Suffice to say that if you're using union data structures, you know what you're doing and you have the ability to confuse the compiler.
The boolean is one byte, and the integer is four bytes. When you assign 2 to the integer, the fourth byte has a value of 2, but the first byte has a value of 0. If you read the boolean out of the union, it's going to grab the first byte.
Edit: D'oh. As Oleg Zhylin points out, this only applies to a big-endian CPU. Thanks for the correction.
I believe what you're doing is called type punning:
http://en.wikipedia.org/wiki/Type_punning
Hmm strange, I am getting different output from codepad:
11
111
122222
T
The code also seems right to me, maybe it's a compiler bug?
See here
Just to write down my points of view:
Is this okay?
I don't know whether the specs specify anything about this. A compiler might always create a code like this: ((a!=0) && (b!=0)) || ((a==0) && (b==0)) when comparing two booleans, although this might decrease performance.

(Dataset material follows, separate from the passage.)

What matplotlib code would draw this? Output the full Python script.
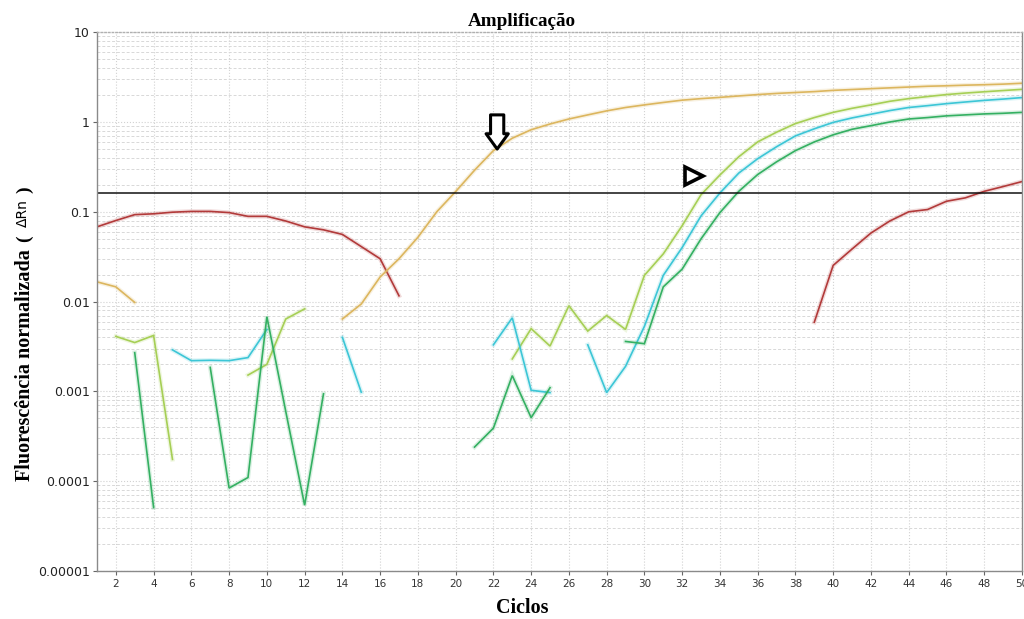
import numpy as np
import matplotlib
matplotlib.use('Agg')
import matplotlib.pyplot as plt
import matplotlib.patheffects as pe
from matplotlib.ticker import FixedLocator, LogLocator, NullFormatter

nan = np.nan

# =============================================================================
# Data (delta Rn per cycle, NaN = not drawn)
# =============================================================================
cycles = np.arange(1, 51)

red = ([0.068, 0.080, 0.093, 0.095, 0.099, 0.101, 0.101, 0.098, 0.089, 0.089,
        0.079, 0.068, 0.063, 0.056, 0.041, 0.030, 0.0116]
       + [nan] * 21
       + [0.0059, 0.0253, 0.0385, 0.058, 0.079, 0.100, 0.106, 0.131, 0.143,
          0.169, 0.191, 0.217])

gold = ([0.0166, 0.0146, 0.0098]
        + [nan] * 10
        + [0.0064, 0.0094, 0.0188, 0.030, 0.052, 0.100, 0.168, 0.29, 0.48, 0.66,
           0.82, 0.95, 1.08, 1.20, 1.33, 1.45, 1.55, 1.65, 1.75, 1.82, 1.88,
           1.95, 2.02, 2.08, 2.13, 2.18, 2.25, 2.30, 2.35, 2.40, 2.45, 2.50,
           2.53, 2.57, 2.60, 2.64, 2.70])

lime = ([nan]
        + [0.0041, 0.0035, 0.0042, 0.000175]
        + [nan] * 3
        + [0.00152, 0.0020, 0.0064, 0.0083]
        + [nan] * 10
        + [0.0023, 0.0050, 0.0032, 0.0090, 0.0047, 0.0070, 0.0049, 0.0196,
           0.034, 0.070, 0.155, 0.257, 0.41, 0.60, 0.77, 0.96, 1.12, 1.28,
           1.42, 1.55, 1.70, 1.82, 1.92, 2.02, 2.10, 2.17, 2.24, 2.31])

cyan = ([nan] * 4
        + [0.0029, 0.0022, 0.00222, 0.0022, 0.00238, 0.0049]
        + [nan] * 3
        + [0.0040, 0.00098]
        + [nan] * 6
        + [0.0033, 0.0066, 0.00103, 0.00097]
        + [nan]
        + [0.0033, 0.00097, 0.0019, 0.0053, 0.0196, 0.040, 0.090, 0.162, 0.27,
           0.39, 0.53, 0.70, 0.84, 0.99, 1.11, 1.22, 1.34, 1.45, 1.52, 1.60,
           1.67, 1.74, 1.80, 1.87])

green = ([nan] * 2
         + [0.0027, 5.1e-5]
         + [nan] * 2
         + [0.00185, 8.4e-5, 0.00011, 0.0068, 0.0006, 5.4e-5, 0.00094]
         + [nan] * 7
         + [0.00024, 0.00039, 0.0015, 0.00051, 0.0011]
         + [nan] * 3
         + [0.0036, 0.0034, 0.0146, 0.023, 0.050, 0.098, 0.169, 0.26, 0.36,
            0.48, 0.60, 0.72, 0.83, 0.91, 1.00, 1.08, 1.12, 1.17, 1.20, 1.23,
            1.25, 1.28])

threshold = 0.16

series = [
    (red,   '#b23a3a'),
    (gold,  '#dcb65e'),
    (lime,  '#a6cf55'),
    (cyan,  '#3cc6d6'),
    (green, '#34b062'),
]

y_ticks = [1e-5, 1e-4, 1e-3, 1e-2, 1e-1, 1, 10]
y_tick_labels = ['0.00001', '0.0001', '0.001', '0.01', '0.1', '1', '10']
x_ticks = list(range(2, 51, 2))

# =============================================================================
# Plot
# =============================================================================
fig = plt.figure(figsize=(10.24, 6.19), dpi=100)
ax = fig.add_axes([0.0947, 0.0775, 0.9033, 0.8705])

for vals, col in series:
    ax.plot(cycles, np.array(vals, dtype=float), color=col, lw=1.2,
            solid_joinstyle='miter',
            path_effects=[pe.Stroke(linewidth=3.2, foreground=col, alpha=0.18),
                          pe.Normal()])

ax.axhline(threshold, color='#111111', lw=1.1)

ax.set_yscale('log')
ax.set_xlim(1, 50)
ax.set_ylim(1e-5, 10)

ax.yaxis.set_major_locator(FixedLocator(y_ticks))
ax.set_yticklabels(y_tick_labels)
ax.yaxis.set_minor_locator(LogLocator(base=10, subs=np.arange(2, 10)))
ax.yaxis.set_minor_formatter(NullFormatter())
ax.set_xticks(x_ticks)
ax.set_xticklabels([str(t) for t in x_ticks])

ax.tick_params(axis='y', which='major', labelsize=9, colors='#666666',
               labelcolor='#222222', length=3, width=0.8, pad=2)
ax.tick_params(axis='y', which='minor', length=0)
ax.tick_params(axis='x', which='major', labelsize=7.5, colors='#666666',
               labelcolor='#333333', length=3, width=0.8, pad=3)

ax.grid(True, which='major', color='#d2d2d2', lw=0.8, ls=':')
ax.grid(True, which='minor', axis='y', color='#d8d8d8', lw=0.7, ls=(0, (3, 2)))
ax.set_axisbelow(True)

for s in ax.spines.values():
    s.set_color('#8a8a8a')
    s.set_linewidth(1.0)
ax.spines['top'].set_color('#b0b0b0')
ax.spines['top'].set_linestyle(':')

# markers drawn on the reference
ax.annotate('', xy=(22.2, 0.50), xytext=(22.2, 1.20),
            arrowprops=dict(arrowstyle='simple,head_width=1.6,head_length=1.1,tail_width=0.95',
                            fc='white', ec='black', lw=2.2, shrinkA=0, shrinkB=0))
ax.plot([32.65], [0.248], marker='>', ms=13, mfc='white', mec='black', mew=2.6)

# texts
fig.text(0.51, 0.965, 'Amplificação', ha='center', va='center',
         family='Liberation Serif', weight='bold', fontsize=13.8)
fig.text(0.51, 0.018, 'Ciclos', ha='center', va='center',
         family='Liberation Serif', weight='bold', fontsize=14.4)
fig.text(0.024, 0.410, 'Fluorescência normalizada', rotation=90,
         ha='center', va='center', family='Liberation Serif', weight='bold',
         fontsize=14.5)
fig.text(0.024, 0.615, '(', rotation=90, ha='center', va='center',
         family='Liberation Serif', weight='bold', fontsize=14)
fig.text(0.022, 0.656, 'ΔRn', rotation=90, ha='center', va='center',
         family='DejaVu Sans', fontsize=10)
fig.text(0.024, 0.693, ')', rotation=90, ha='center', va='center',
         family='Liberation Serif', weight='bold', fontsize=14)

fig.savefig('out.png', dpi=100)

In my opinion this is not a bug, but an undefined behaviour. Although I think that every implementor should tell the users how boolean comparisons are made in their implementation.
Any real-world case
The only thing that pops in my mind, if someone reads binary data from a file into a struct, that have bool members. The problem might rise, if the file was made with an other program that has written 2 instead of 1 into the place of the bool (maybe because it was written in another programming language).
But this might mean bad programming practice.
One more: in embedded systems this bug might be a bigger problem, than on a "normal" system, because the programmers usually do more "bit-magic" to get the job done.
Addressing the questions posed, I think the behavior is ok and shouldn't be a problem in real world. As we don't have ^^ in C++ I would suggest !bool == !bool as a safe bool comparison technique.
This way every non-zero value in bool variable will be converted to zero and every zero is converted to some non-zero value, but most probably one and the same for any negation operation.